* **WORK TO DO**
Copy out all of the material, matching it word for word.

Source code of charts:
-----

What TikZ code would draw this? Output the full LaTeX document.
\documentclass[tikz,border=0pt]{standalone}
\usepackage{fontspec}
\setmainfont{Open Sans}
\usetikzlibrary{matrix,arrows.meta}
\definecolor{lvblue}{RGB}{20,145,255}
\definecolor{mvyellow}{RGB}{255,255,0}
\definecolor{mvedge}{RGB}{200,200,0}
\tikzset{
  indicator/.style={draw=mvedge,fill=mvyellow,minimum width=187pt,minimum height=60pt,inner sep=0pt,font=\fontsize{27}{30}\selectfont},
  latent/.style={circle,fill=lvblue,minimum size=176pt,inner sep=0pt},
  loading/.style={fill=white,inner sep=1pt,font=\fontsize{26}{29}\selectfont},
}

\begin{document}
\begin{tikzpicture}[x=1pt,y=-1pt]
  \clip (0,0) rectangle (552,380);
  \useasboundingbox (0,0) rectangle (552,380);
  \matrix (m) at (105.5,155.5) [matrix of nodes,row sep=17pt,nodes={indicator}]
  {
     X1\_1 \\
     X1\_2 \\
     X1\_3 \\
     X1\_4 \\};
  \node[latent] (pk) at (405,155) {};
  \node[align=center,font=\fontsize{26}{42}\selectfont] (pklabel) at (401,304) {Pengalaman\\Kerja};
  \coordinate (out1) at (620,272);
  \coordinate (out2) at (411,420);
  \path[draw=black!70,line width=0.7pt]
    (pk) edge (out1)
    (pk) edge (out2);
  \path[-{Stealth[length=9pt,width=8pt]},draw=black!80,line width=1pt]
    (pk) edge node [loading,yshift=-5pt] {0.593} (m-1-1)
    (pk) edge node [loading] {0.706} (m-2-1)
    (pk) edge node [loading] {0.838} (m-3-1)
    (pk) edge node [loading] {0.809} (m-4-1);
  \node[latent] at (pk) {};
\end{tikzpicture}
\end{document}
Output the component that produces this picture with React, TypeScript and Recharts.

-----

* **RESPONSE FOR THIS EXERCISE**
What TikZ code would draw this? Output the full LaTeX document.
\documentclass[tikz,border=0pt]{standalone}
\usepackage{fontspec}
\setmainfont{Open Sans}
\usetikzlibrary{matrix,arrows.meta}
\definecolor{lvblue}{RGB}{20,145,255}
\definecolor{mvyellow}{RGB}{255,255,0}
\definecolor{mvedge}{RGB}{200,200,0}
\tikzset{
  indicator/.style={draw=mvedge,fill=mvyellow,minimum width=187pt,minimum height=60pt,inner sep=0pt,font=\fontsize{27}{30}\selectfont},
  latent/.style={circle,fill=lvblue,minimum size=176pt,inner sep=0pt},
  loading/.style={fill=white,inner sep=1pt,font=\fontsize{26}{29}\selectfont},
}

\begin{document}
\begin{tikzpicture}[x=1pt,y=-1pt]
  \clip (0,0) rectangle (552,380);
  \useasboundingbox (0,0) rectangle (552,380);
  \matrix (m) at (105.5,155.5) [matrix of nodes,row sep=17pt,nodes={indicator}]
  {
     X1\_1 \\
     X1\_2 \\
     X1\_3 \\
     X1\_4 \\};
  \node[latent] (pk) at (405,155) {};
  \node[align=center,font=\fontsize{26}{42}\selectfont] (pklabel) at (401,304) {Pengalaman\\Kerja};
  \coordinate (out1) at (620,272);
  \coordinate (out2) at (411,420);
  \path[draw=black!70,line width=0.7pt]
    (pk) edge (out1)
    (pk) edge (out2);
  \path[-{Stealth[length=9pt,width=8pt]},draw=black!80,line width=1pt]
    (pk) edge node [loading,yshift=-5pt] {0.593} (m-1-1)
    (pk) edge node [loading] {0.706} (m-2-1)
    (pk) edge node [loading] {0.838} (m-3-1)
    (pk) edge node [loading] {0.809} (m-4-1);
  \node[latent] at (pk) {};
\end{tikzpicture}
\end{document}
Output the component that produces this picture with React, TypeScript and Recharts.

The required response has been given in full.